There is of course a romantic sub-plot and on this occasion it’s quite well integrated into the main plot. Lacer and Penelope (Mylène Demongeot) have fallen in love. Penelope is Maximus’s mistress and she is torn between love and ambition. She loves Lacer but Maximus may well be emperor soon and she sees herself as having a pretty good chance of becoming empress. Maximus knows about Lacer and Penelope but he tolerates the situation because he needs Lacer.

The gold-finding expedition proves to be more difficult than expected. The mines are behind a waterfall and getting access to them makes it necessary to build a dam. Lacer is a skilled engineer and is well able to cope with these difficulties but Maximus is aware that time is against him. He has to have that gold if he is to head off the challenge from the increasingly popular Trajan. Maximus’s anxiety for fast results will lead him to interfere with Lacer’s patient efforts and this will prove to be potentially a very serious mistake, provoking the very problems with the Celts that his earlier diplomacy was intended to avoid.

Maximus is an interesting character.
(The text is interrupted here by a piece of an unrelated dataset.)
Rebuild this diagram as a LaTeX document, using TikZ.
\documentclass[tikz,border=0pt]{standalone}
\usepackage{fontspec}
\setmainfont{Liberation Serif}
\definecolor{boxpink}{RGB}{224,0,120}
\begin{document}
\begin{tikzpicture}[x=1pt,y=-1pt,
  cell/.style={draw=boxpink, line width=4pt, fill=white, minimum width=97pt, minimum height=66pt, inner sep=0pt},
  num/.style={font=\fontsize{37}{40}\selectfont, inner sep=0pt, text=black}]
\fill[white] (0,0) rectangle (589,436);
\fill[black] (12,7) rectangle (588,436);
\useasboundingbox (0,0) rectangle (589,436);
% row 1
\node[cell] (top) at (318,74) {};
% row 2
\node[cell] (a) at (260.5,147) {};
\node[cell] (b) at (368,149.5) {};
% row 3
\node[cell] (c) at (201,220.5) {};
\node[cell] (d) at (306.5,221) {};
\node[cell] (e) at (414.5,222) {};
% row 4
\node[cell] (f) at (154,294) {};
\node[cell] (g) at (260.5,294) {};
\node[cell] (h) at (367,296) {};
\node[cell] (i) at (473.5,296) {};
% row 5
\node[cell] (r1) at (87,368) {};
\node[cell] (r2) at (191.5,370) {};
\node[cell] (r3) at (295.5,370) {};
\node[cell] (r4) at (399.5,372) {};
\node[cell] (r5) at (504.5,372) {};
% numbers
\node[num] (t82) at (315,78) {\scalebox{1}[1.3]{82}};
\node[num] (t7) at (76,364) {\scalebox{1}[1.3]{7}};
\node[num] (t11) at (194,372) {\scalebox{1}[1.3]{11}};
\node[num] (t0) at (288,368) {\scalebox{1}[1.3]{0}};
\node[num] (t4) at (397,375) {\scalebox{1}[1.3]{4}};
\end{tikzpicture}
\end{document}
He is a ruthless and calculating man but he’s also intelligent and subtle. As time starts to run out for his bid for empire the flaws in his character start to appear and his previous sound judgment starts to go astray. Massimo Girotti was a very fine actor and his performance is well-judged.
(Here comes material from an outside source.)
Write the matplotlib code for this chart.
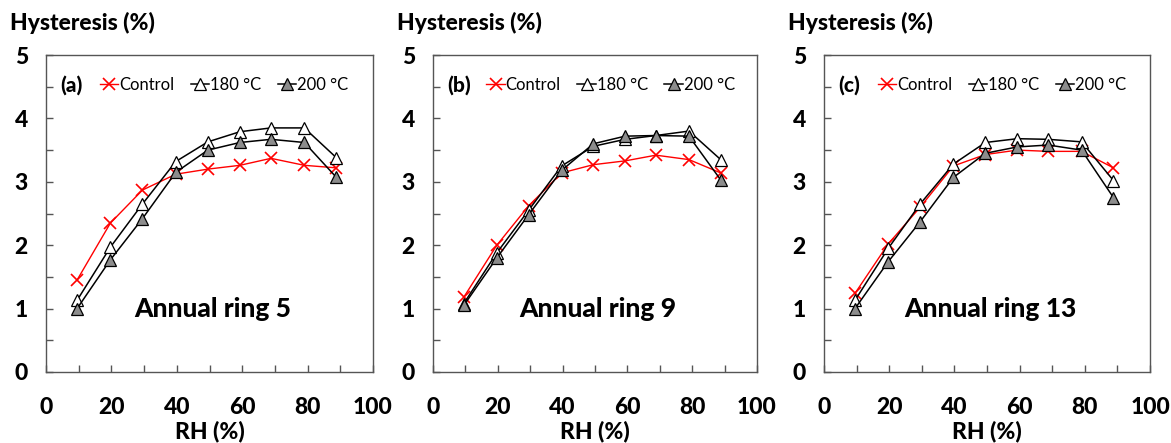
import matplotlib
matplotlib.use("Agg")
import matplotlib.pyplot as plt
from matplotlib.ticker import MultipleLocator

plt.rcParams['font.family'] = ['Lato', 'DejaVu Sans']

# data
rh = [9.5, 19.7, 29.5, 39.7, 49.5, 59.3, 68.8, 79.0, 88.8]

control_a = [1.45, 2.35, 2.87, 3.12, 3.20, 3.26, 3.37, 3.26, 3.22]
t180_a = [1.13, 1.97, 2.65, 3.32, 3.63, 3.79, 3.85, 3.85, 3.38]
t200_a = [1.00, 1.77, 2.42, 3.15, 3.50, 3.62, 3.67, 3.62, 3.07]

control_b = [1.18, 2.00, 2.62, 3.14, 3.27, 3.33, 3.42, 3.35, 3.14]
t180_b = [1.08, 1.88, 2.55, 3.25, 3.56, 3.67, 3.73, 3.80, 3.35]
t200_b = [1.05, 1.80, 2.48, 3.18, 3.60, 3.72, 3.73, 3.72, 3.03]

control_c = [1.24, 2.02, 2.60, 3.25, 3.43, 3.50, 3.48, 3.48, 3.22]
t180_c = [1.13, 1.95, 2.65, 3.28, 3.62, 3.68, 3.67, 3.63, 3.02]
t200_c = [1.00, 1.74, 2.37, 3.07, 3.45, 3.55, 3.58, 3.50, 2.75]

panels = [
    ('(a)', 'Annual ring 5', control_a, t180_a, t200_a),
    ('(b)', 'Annual ring 9', control_b, t180_b, t200_b),
    ('(c)', 'Annual ring 13', control_c, t180_c, t200_c),
]

fig = plt.figure(figsize=(11.71, 4.43), dpi=100)
lefts = [46, 433, 824]
widths = [327, 324, 326]
W = 'black'

for (tag, ring, ctrl, s180, s200), lx, w in zip(panels, lefts, widths):
    ax = fig.add_axes([lx / 1171, 1 - 372 / 443, w / 1171, 317 / 443])
    ax.plot(rh, ctrl, '-x', color='red', lw=1.0, ms=8, mew=1.2, label='Control')
    ax.plot(rh, s180, '-^', color='black', lw=1.1, ms=8.5, mfc='white', mec='black',
            mew=0.9, label='180 °C')
    ax.plot(rh, s200, '-^', color='black', lw=1.1, ms=8.5, mfc='#8c8c8c', mec='black',
            mew=0.9, label='200 °C')

    ax.set_xlim(0, 100)
    ax.set_ylim(0, 5)
    ax.xaxis.set_major_locator(MultipleLocator(20))
    ax.xaxis.set_minor_locator(MultipleLocator(10))
    ax.yaxis.set_major_locator(MultipleLocator(1))
    ax.yaxis.set_minor_locator(MultipleLocator(0.5))
    ax.tick_params(which='both', direction='in', length=5, width=1, color='#555555')
    ax.tick_params(axis='x', which='major', labelsize=16.5, pad=18)
    ax.tick_params(axis='y', which='major', labelsize=16.5, pad=13)
    for lab in ax.get_xticklabels() + ax.get_yticklabels():
        lab.set_fontweight(W)
    for sp in ax.spines.values():
        sp.set_color('#555555')
        sp.set_linewidth(1.0)

    ax.set_xlabel('RH (%)', fontsize=16.5, fontweight=W, labelpad=2)
    ax.text(-0.11, 1.065, 'Hysteresis (%)', transform=ax.transAxes, fontsize=16.5,
            fontweight=W, va='bottom', ha='left')
    ax.text(0.045, 0.905, tag, transform=ax.transAxes, fontsize=15,
            fontweight=W, va='center', ha='left')
    ax.text(51, 1.0, ring, fontsize=19, fontweight=W, ha='center', va='center')

    ax.legend(loc='center left', bbox_to_anchor=(0.165, 0.905), ncol=3, frameon=False,
              fontsize=12, handlelength=1.1, handletextpad=0.05, columnspacing=1.0,
              borderaxespad=0, borderpad=0)

fig.savefig('out.png', dpi=100)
Jeffrey Hunter is an adequate hero and manages to bring some subtlety to his performance. Lacer is by nature a careful and patient man but love tends to make a man forget being careful and patient. 
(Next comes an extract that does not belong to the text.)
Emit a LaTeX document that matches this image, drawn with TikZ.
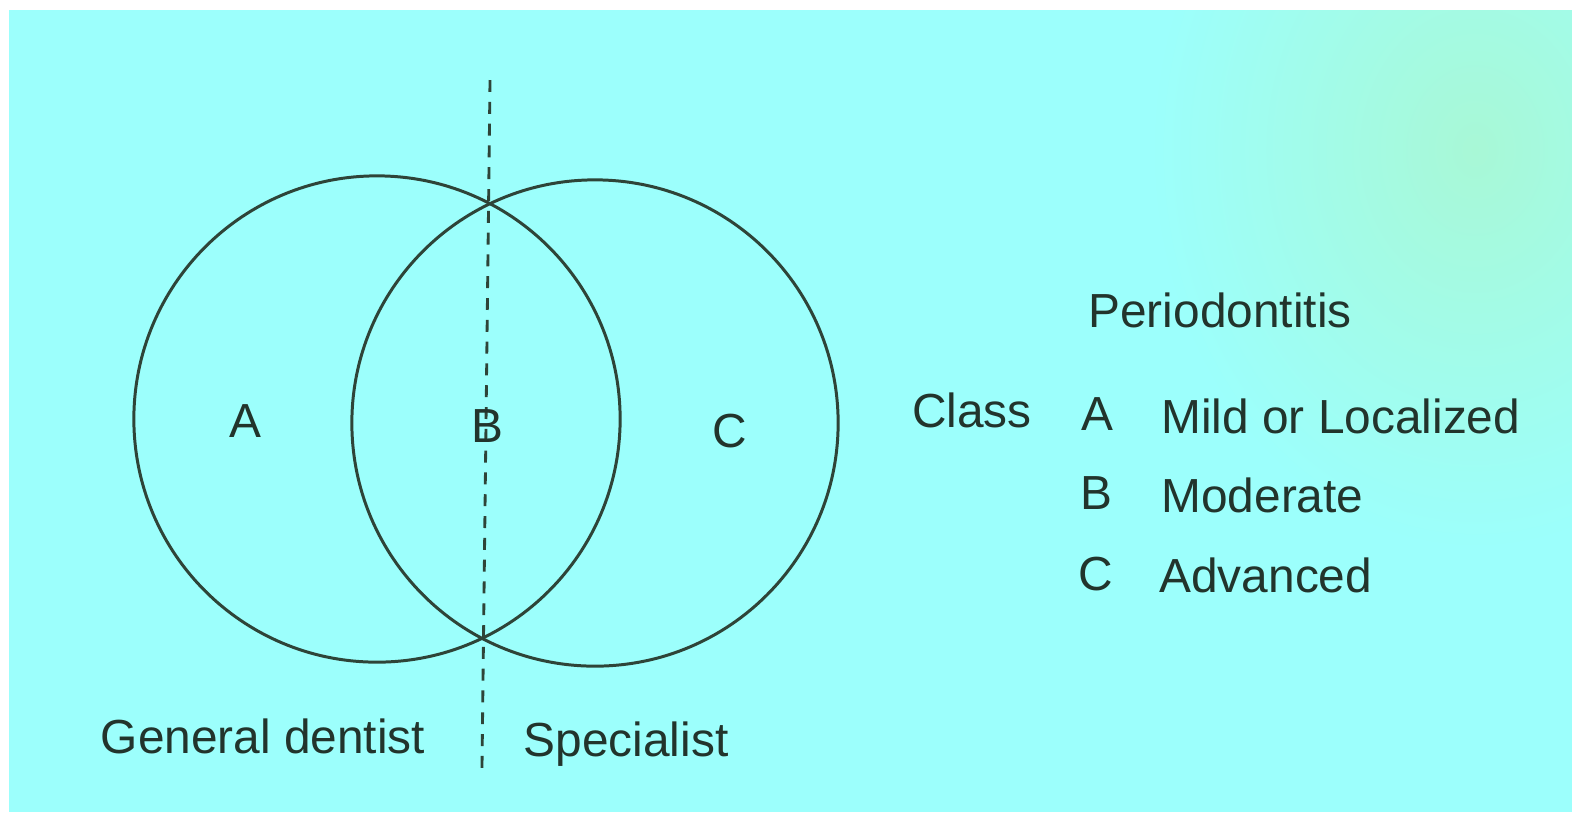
\documentclass[tikz,border=0pt]{standalone}
\usepackage{fontspec}
\setmainfont{Liberation Sans}
\usetikzlibrary{positioning}
\definecolor{ink}{RGB}{34,52,44}
\definecolor{line}{RGB}{46,68,56}
\definecolor{paper}{RGB}{156,255,252}
\definecolor{mint}{RGB}{168,248,214}
\tikzset{
  every picture/.style={color=ink, line width=0.8pt},
  ring/.style={draw=line, circle, minimum size=4.86cm, inner sep=0pt, line width=0.85pt},
  divider/.style={draw=line, line width=0.8pt, dash pattern=on 3.4pt off 2.8pt},
  lbl/.style={font=\fontsize{13.6pt}{16pt}\selectfont, text=ink, inner sep=0pt, anchor=base},
  desc/.style={lbl, anchor=base west},
}

\begin{document}
\begin{tikzpicture}[x=0.01cm, y=-0.01cm]
  % page, screen and the faint green glow in the corner
  \useasboundingbox (0,0) rectangle (1572,817);
  \fill[white] (0,0) rectangle (1572,817);
  \fill[paper] (9,10) rectangle (1572,812);
  \begin{scope}
    \clip (9,10) rectangle (1572,812);
    \shade[inner color=mint, outer color=paper] (1150,-250) rectangle (1800,550);
  \end{scope}

  % the two sets
  \node[ring] (gen) at (377,419) {};
  \node[ring] (spec) at (595,423) {};
  \coordinate (cut top) at (490,80);
  \coordinate (cut bot) at (482,768);
  \draw[divider] (cut top) -- (cut bot);

  \node[lbl] (inA) at (245,437) {A};
  \node[lbl] (inB) at (487,442) {B};
  \node[lbl] (inC) at (730,447) {C};

  \node[lbl] (gd) at (263,753) {General dentist};
  \node[lbl] (sp) at (626,756) {Specialist};

  % legend
  \node[lbl] (title) at (1220,327) {Periodontitis};
  \node[lbl] (class) at (972,427) {Class};
  \node[lbl] (keyA) at (1097,430) {A};
  \node[lbl] (keyB) at (1096,509) {B};
  \node[lbl] (keyC) at (1096,590) {C};
  \node[desc] (mild) at (1160,433) {Mild or Localized};
  \node[desc] (mod) at (1160,512) {Moderate};
  \node[desc] (adv) at (1158,592) {Advanced};
\end{tikzpicture}
\end{document}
Mylène Demongeot is impressive as Penelope. Penelope is genuinely in love with Lacer but any woman would be a fool to give up the chance to be empress. She really doesn’t know which way to jump.

Ron Randell does his best but Rufus is the least interesting of the major characters. He is vicious and unintelligent and it’s difficult to make him much more than a mere stock villain. 

There’s some good location photography and the engineering scenes involving bridges, dams and mines are impressively mounted. We have to wait quite a while for the action scenes but they’re well-executed. 

The Warner Archive MOD DVD offers no extras and only the English dubbed version but the print is quite good and (a major bonus for peplum fans) the transfer is in the correct aspect ratio and it’s 16x9 enhanced.

Gold for the Caesars is in some ways too psychologically ambitious for its own good. Fans of this genre probably hoped for a bit more action but there’s some effective dramatic tension and those prepared to give this movie a chance will find it a surprisingly effective if unusual representative of its genre. Recommended.